Code that draws figures
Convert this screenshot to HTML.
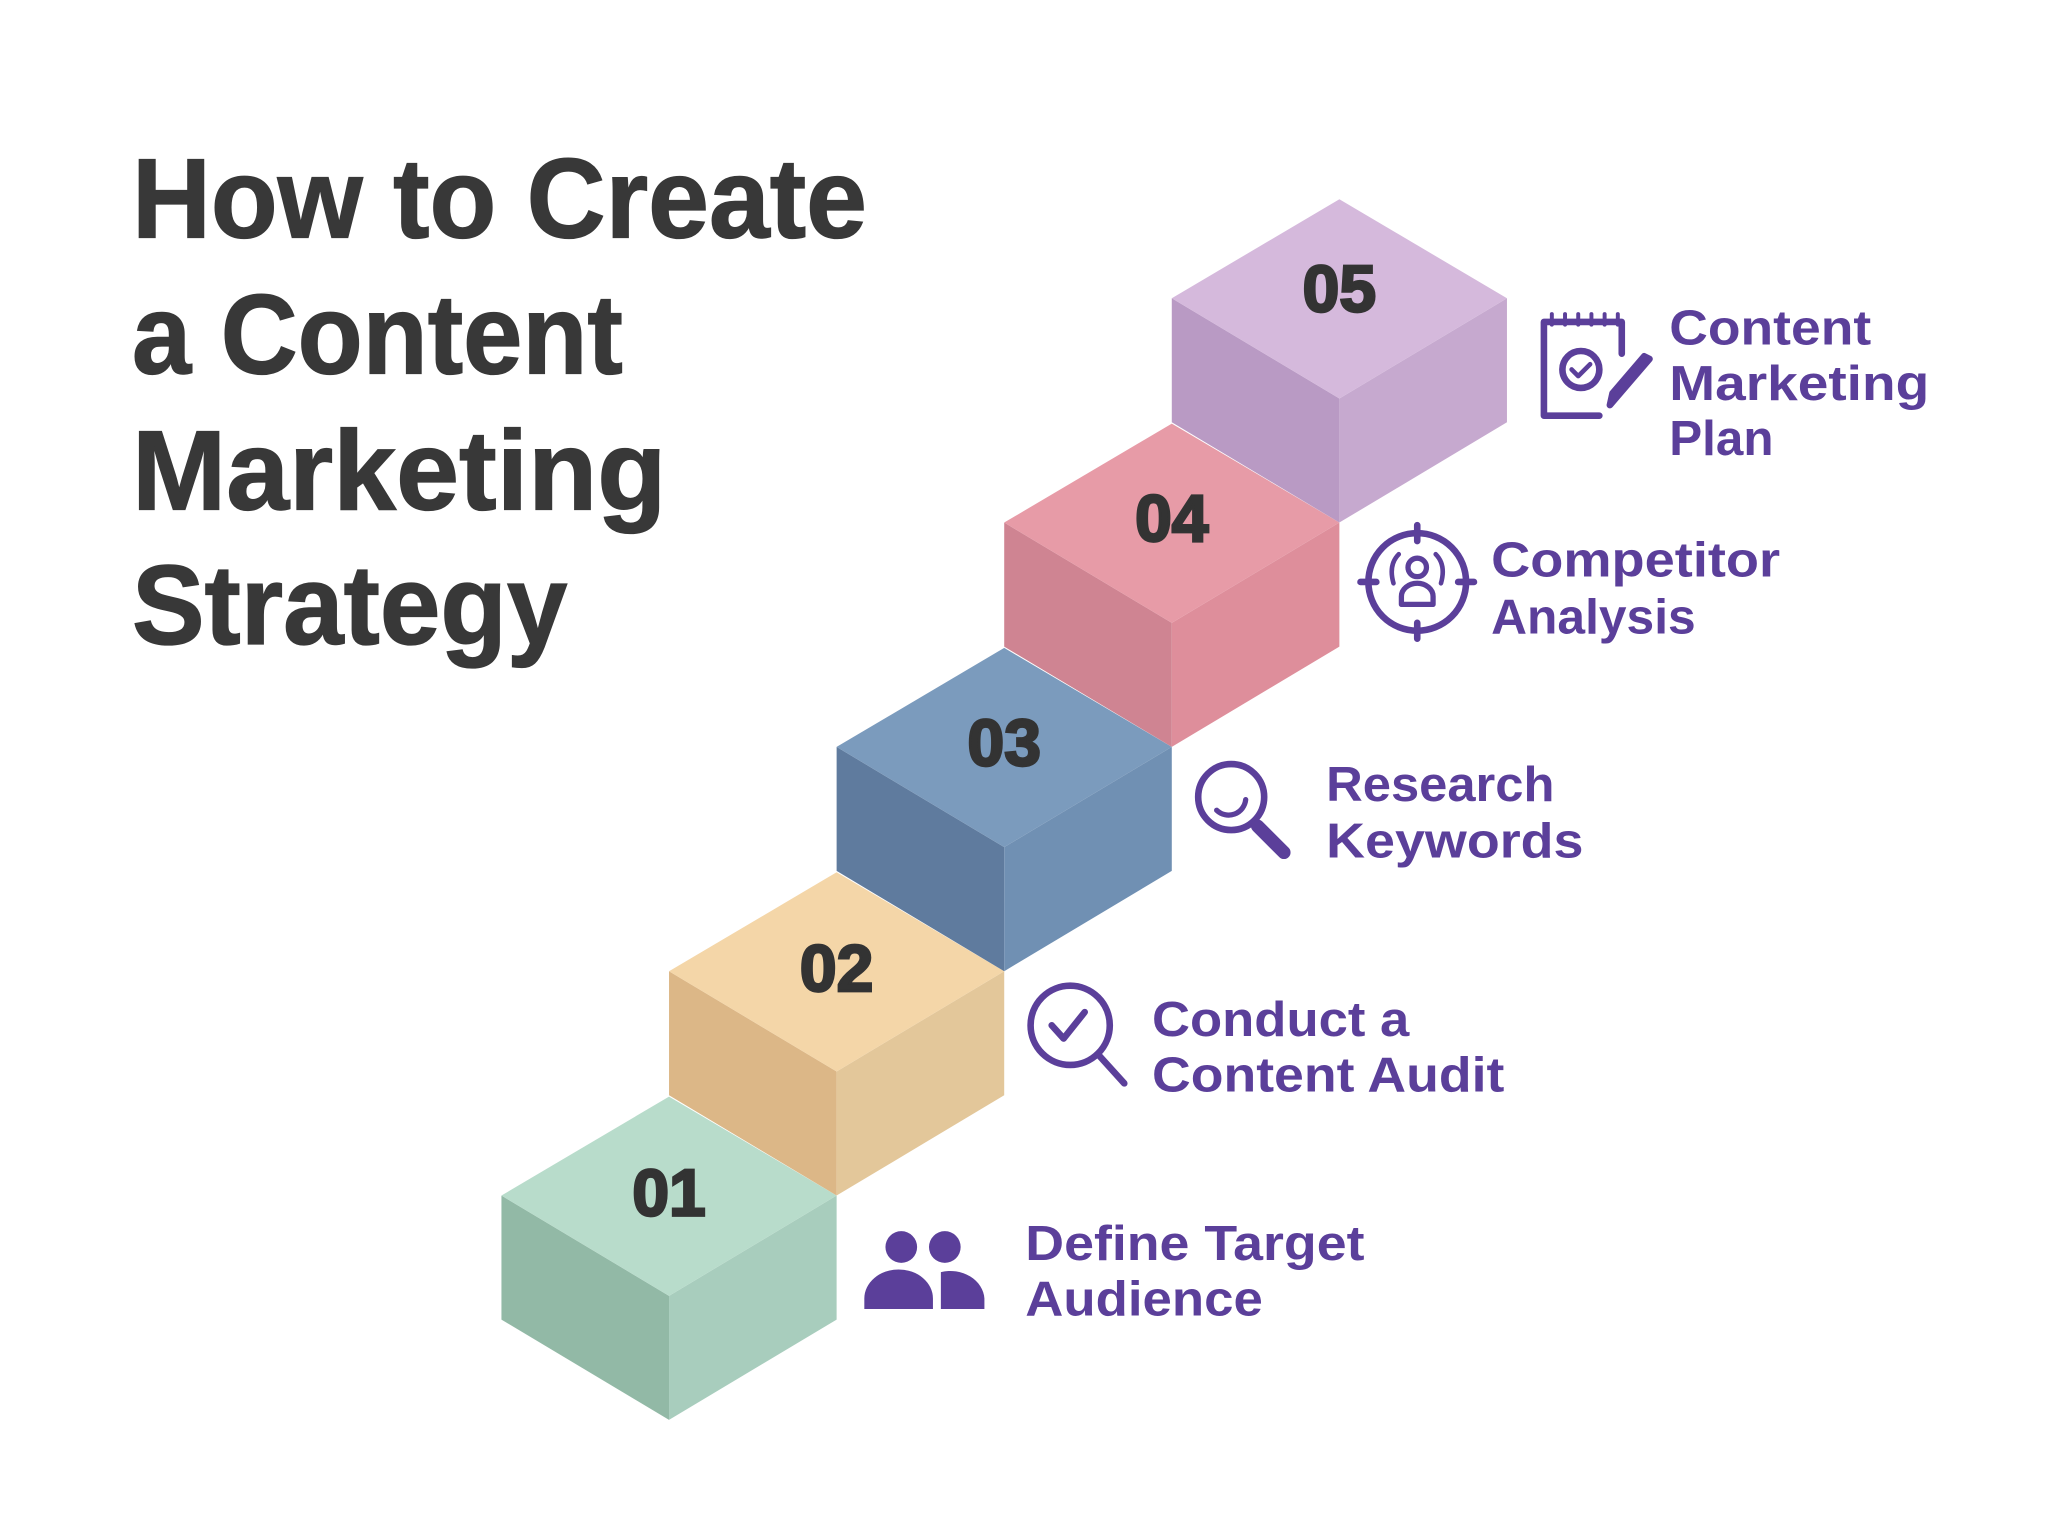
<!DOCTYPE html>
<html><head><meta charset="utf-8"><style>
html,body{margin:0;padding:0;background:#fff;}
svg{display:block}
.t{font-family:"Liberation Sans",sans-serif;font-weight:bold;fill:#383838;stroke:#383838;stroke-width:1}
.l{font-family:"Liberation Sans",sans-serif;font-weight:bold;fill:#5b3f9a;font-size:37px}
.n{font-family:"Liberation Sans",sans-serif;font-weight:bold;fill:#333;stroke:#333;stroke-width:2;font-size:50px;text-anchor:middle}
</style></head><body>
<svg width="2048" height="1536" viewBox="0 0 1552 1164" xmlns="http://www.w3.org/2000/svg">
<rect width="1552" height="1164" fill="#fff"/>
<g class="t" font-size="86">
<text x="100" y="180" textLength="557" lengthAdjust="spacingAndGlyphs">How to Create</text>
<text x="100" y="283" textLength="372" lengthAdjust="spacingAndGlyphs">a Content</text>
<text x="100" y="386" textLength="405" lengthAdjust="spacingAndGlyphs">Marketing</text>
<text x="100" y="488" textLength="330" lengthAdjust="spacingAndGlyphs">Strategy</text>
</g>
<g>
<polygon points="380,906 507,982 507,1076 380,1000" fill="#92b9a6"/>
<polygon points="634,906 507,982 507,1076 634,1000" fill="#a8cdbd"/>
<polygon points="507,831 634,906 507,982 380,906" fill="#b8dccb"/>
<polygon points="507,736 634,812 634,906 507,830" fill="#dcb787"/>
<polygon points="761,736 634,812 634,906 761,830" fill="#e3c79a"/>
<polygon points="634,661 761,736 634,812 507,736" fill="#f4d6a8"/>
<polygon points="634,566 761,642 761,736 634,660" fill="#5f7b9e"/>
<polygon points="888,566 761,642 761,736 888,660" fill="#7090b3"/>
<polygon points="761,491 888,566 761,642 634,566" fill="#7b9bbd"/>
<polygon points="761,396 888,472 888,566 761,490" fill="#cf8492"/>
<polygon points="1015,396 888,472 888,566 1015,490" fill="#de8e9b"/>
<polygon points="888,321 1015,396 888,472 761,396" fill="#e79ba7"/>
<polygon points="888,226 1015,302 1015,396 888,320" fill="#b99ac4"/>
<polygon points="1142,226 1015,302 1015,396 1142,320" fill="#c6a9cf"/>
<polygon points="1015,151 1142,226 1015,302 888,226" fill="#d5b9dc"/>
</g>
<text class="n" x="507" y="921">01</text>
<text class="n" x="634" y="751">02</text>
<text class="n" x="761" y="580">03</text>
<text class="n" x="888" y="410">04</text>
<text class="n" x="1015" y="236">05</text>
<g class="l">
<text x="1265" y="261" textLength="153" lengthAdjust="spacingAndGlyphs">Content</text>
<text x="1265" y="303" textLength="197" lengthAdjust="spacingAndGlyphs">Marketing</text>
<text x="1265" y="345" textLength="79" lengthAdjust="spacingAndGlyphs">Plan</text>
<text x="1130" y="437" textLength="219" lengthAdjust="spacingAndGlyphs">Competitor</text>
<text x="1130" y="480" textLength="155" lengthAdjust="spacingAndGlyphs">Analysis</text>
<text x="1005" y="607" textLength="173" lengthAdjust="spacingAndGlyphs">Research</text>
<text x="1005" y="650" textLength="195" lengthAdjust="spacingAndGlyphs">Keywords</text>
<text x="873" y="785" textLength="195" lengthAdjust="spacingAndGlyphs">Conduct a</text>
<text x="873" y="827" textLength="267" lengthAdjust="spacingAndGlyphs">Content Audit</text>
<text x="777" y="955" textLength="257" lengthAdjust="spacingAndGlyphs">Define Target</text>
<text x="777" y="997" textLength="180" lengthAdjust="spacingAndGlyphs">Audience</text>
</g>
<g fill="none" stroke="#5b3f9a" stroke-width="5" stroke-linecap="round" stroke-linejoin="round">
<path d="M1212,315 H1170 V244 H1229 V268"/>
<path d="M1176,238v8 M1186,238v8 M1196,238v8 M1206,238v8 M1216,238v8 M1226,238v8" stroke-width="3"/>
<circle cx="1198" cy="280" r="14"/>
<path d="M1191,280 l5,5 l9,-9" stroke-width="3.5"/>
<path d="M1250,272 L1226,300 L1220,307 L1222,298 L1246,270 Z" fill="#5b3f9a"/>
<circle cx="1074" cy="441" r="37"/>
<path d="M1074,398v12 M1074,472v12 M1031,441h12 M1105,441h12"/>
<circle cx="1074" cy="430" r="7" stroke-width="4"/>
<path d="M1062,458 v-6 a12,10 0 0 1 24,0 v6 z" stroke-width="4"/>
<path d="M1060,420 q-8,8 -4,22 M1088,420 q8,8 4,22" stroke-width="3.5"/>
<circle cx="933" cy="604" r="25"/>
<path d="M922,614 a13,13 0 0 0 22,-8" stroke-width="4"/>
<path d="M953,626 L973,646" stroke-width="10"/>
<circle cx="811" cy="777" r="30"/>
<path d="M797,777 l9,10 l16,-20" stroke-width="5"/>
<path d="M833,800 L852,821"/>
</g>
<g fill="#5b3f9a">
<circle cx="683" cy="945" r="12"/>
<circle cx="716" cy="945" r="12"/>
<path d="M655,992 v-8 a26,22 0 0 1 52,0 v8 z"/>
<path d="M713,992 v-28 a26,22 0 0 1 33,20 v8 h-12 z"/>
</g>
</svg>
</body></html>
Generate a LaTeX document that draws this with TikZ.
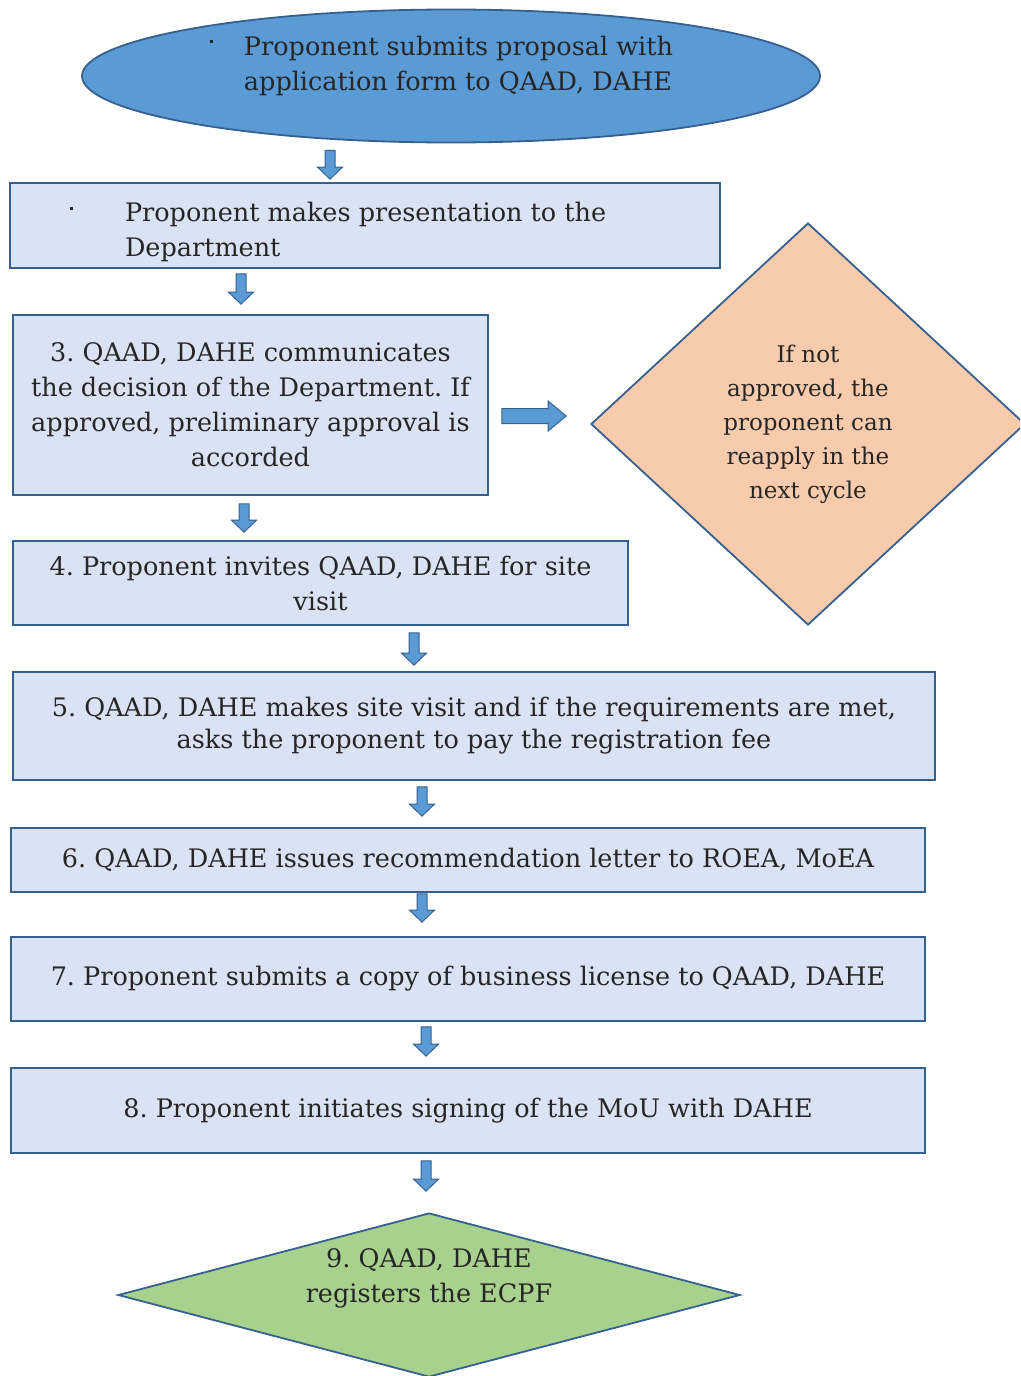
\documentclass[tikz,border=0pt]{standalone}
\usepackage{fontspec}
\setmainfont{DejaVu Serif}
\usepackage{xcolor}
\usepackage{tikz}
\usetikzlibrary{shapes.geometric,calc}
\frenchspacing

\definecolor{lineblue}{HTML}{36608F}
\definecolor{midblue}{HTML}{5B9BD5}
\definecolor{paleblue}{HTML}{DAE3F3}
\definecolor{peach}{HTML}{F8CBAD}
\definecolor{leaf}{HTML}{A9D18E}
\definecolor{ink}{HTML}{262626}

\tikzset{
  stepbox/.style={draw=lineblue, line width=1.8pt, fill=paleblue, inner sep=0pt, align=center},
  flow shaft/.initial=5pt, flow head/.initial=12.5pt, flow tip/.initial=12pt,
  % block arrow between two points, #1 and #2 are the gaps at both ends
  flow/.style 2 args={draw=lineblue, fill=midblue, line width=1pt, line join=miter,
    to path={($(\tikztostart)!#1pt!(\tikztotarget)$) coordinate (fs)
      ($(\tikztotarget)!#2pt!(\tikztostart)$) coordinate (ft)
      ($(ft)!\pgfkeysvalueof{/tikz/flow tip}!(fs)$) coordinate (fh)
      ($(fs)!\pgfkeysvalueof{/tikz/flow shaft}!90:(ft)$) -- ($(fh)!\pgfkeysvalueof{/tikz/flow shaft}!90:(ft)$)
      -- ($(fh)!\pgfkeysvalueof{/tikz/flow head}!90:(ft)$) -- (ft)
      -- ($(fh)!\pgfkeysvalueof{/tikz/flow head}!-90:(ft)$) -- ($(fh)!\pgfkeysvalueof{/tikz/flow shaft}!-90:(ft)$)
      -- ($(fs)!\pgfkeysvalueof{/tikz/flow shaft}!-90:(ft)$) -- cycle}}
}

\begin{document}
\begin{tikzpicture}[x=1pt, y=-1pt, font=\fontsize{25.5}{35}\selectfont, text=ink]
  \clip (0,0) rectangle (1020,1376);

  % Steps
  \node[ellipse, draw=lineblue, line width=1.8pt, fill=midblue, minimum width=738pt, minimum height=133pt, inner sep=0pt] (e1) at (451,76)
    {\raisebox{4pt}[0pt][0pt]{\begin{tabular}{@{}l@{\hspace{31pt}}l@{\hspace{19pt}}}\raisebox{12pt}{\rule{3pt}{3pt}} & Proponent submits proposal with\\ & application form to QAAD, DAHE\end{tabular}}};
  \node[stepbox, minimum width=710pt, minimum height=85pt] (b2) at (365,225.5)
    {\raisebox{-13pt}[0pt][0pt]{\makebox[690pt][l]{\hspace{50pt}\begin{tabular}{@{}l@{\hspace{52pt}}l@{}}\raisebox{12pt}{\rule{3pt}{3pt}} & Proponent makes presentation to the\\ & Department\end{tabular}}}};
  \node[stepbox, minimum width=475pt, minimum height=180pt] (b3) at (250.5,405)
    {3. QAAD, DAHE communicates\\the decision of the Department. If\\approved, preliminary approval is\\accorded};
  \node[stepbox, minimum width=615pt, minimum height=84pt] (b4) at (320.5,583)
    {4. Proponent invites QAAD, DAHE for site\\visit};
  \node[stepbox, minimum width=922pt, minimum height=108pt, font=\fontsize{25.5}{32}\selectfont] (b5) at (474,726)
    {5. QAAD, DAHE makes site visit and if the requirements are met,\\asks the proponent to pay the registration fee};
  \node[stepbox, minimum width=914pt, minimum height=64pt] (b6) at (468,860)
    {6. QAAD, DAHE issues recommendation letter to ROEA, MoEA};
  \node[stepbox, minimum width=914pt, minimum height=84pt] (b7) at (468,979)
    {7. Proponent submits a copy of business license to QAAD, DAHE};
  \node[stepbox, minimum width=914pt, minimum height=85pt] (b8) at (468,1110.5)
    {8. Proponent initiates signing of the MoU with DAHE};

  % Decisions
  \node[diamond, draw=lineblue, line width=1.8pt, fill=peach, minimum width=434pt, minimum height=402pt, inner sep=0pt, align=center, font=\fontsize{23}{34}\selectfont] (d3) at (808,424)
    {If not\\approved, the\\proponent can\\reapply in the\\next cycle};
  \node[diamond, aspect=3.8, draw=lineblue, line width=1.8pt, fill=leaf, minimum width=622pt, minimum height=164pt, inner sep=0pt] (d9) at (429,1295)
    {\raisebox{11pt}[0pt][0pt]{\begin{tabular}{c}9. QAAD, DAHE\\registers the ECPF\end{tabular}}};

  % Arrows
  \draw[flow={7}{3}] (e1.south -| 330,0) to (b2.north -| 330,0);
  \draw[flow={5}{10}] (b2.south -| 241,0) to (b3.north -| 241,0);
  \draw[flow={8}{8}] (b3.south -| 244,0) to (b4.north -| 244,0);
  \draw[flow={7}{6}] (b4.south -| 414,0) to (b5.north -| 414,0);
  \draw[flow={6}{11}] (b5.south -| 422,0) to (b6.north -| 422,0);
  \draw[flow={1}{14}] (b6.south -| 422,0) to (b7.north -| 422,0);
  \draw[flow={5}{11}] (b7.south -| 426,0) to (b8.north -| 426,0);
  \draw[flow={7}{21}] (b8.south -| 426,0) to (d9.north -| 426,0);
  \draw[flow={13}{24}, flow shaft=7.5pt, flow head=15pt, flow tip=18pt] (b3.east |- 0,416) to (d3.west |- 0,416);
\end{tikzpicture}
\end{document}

Exercise directions: Say only how many lines in the records carry the word "this".

Answer: 2